WHAT THE TASK ASKS: Reproduce exactly the lines from the one containing "Clone this chart in Plotly." down to the one containing "510, 460, 463, 460]", including both of those lines, and nothing else.

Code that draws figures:

---+---

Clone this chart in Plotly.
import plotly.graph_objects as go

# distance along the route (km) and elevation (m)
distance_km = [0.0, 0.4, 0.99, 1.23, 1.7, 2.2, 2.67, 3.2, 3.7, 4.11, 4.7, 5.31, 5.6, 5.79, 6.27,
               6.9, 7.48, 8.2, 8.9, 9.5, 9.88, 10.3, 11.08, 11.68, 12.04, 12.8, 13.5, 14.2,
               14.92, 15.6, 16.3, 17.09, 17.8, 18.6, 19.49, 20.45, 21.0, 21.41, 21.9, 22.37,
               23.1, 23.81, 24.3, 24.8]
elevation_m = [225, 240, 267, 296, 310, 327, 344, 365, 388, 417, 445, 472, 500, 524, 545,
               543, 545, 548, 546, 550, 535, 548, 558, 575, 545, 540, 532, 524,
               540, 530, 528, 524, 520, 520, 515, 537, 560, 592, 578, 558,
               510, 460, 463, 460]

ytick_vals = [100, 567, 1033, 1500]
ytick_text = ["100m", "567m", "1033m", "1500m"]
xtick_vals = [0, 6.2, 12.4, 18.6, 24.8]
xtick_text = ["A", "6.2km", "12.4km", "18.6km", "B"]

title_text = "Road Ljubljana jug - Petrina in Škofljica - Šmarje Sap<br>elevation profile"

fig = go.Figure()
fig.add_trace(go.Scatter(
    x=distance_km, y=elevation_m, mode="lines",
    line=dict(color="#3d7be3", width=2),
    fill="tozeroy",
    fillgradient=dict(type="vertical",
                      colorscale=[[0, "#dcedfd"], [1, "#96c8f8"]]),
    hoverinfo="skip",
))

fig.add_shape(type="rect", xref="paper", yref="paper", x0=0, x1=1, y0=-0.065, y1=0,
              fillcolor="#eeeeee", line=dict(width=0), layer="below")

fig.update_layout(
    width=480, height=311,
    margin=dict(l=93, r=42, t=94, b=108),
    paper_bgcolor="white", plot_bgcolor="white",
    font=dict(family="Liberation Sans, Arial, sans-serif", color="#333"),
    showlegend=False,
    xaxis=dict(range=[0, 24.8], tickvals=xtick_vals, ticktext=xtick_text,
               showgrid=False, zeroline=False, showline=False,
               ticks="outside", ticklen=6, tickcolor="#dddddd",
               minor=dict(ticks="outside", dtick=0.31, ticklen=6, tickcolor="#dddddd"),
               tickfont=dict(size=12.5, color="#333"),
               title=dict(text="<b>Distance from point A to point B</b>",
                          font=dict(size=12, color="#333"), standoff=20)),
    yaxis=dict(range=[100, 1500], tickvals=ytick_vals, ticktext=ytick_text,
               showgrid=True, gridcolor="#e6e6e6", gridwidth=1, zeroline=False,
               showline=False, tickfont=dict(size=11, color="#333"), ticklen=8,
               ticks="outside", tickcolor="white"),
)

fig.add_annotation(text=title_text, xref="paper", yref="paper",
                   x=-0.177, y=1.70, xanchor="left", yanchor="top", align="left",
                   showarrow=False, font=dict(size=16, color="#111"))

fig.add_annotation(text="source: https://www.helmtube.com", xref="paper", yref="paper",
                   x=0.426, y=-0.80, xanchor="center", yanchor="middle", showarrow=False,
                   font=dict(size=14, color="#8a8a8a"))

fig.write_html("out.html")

---+---

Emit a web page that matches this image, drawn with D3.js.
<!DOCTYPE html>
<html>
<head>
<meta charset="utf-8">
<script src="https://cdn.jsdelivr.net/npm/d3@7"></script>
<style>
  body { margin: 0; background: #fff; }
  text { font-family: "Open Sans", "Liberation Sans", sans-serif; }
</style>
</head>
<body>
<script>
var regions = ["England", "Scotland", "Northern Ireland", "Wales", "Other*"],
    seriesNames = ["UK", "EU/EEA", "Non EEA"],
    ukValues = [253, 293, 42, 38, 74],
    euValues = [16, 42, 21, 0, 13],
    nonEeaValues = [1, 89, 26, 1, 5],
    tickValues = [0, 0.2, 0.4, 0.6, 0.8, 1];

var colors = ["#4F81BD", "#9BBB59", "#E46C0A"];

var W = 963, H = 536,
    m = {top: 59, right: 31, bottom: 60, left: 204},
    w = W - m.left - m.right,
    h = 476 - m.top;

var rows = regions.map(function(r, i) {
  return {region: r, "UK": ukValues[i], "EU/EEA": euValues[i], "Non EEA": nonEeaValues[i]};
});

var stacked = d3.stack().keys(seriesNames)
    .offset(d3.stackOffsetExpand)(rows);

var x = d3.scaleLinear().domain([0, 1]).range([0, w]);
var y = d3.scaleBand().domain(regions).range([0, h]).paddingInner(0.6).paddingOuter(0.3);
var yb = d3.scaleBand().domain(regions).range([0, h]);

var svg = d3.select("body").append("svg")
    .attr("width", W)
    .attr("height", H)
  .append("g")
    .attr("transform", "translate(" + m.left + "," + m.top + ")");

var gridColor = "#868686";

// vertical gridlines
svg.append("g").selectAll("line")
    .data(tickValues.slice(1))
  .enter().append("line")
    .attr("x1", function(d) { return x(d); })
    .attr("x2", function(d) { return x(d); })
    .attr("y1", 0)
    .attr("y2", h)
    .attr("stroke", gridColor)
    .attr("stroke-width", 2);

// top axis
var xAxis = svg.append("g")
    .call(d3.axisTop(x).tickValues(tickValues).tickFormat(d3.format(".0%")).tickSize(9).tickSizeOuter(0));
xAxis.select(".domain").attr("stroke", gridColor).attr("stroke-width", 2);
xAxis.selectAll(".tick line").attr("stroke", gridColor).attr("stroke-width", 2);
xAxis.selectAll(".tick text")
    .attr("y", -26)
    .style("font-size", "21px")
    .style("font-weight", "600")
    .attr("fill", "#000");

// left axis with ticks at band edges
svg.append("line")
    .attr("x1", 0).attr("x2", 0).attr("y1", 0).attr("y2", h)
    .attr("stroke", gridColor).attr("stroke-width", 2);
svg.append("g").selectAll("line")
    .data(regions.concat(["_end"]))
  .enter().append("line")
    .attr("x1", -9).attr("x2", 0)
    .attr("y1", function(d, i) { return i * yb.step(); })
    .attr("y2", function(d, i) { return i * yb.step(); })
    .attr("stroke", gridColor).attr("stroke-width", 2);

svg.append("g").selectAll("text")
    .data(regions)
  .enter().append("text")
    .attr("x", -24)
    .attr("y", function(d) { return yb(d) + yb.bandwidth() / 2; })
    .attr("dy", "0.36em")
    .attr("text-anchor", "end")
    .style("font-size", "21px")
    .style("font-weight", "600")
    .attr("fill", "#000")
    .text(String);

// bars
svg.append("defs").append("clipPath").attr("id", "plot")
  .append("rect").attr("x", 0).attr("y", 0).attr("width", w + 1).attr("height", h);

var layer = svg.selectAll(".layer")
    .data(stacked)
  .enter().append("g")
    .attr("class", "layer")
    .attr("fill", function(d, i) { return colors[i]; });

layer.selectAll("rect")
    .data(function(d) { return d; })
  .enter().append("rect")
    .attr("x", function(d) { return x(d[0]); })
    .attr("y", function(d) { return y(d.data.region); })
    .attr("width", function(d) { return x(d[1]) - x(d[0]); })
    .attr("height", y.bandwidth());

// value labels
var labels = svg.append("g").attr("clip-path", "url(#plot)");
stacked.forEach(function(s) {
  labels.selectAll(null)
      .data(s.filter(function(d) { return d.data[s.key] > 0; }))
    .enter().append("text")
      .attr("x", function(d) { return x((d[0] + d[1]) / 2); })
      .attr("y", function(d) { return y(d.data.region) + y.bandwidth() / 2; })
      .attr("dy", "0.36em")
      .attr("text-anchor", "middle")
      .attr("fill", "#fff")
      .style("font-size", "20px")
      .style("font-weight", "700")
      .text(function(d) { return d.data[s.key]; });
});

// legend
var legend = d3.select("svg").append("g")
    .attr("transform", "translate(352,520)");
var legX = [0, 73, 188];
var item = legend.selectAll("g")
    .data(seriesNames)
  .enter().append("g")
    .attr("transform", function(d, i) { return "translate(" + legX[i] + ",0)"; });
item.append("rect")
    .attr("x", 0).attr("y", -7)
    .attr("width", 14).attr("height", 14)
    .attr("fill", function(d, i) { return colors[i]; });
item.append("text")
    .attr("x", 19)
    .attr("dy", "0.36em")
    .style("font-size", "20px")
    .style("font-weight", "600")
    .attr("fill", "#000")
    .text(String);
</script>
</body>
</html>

---+---

OUTPUT OF THE EXERCISE:
Clone this chart in Plotly.
import plotly.graph_objects as go

# distance along the route (km) and elevation (m)
distance_km = [0.0, 0.4, 0.99, 1.23, 1.7, 2.2, 2.67, 3.2, 3.7, 4.11, 4.7, 5.31, 5.6, 5.79, 6.27,
               6.9, 7.48, 8.2, 8.9, 9.5, 9.88, 10.3, 11.08, 11.68, 12.04, 12.8, 13.5, 14.2,
               14.92, 15.6, 16.3, 17.09, 17.8, 18.6, 19.49, 20.45, 21.0, 21.41, 21.9, 22.37,
               23.1, 23.81, 24.3, 24.8]
elevation_m = [225, 240, 267, 296, 310, 327, 344, 365, 388, 417, 445, 472, 500, 524, 545,
               543, 545, 548, 546, 550, 535, 548, 558, 575, 545, 540, 532, 524,
               540, 530, 528, 524, 520, 520, 515, 537, 560, 592, 578, 558,
               510, 460, 463, 460]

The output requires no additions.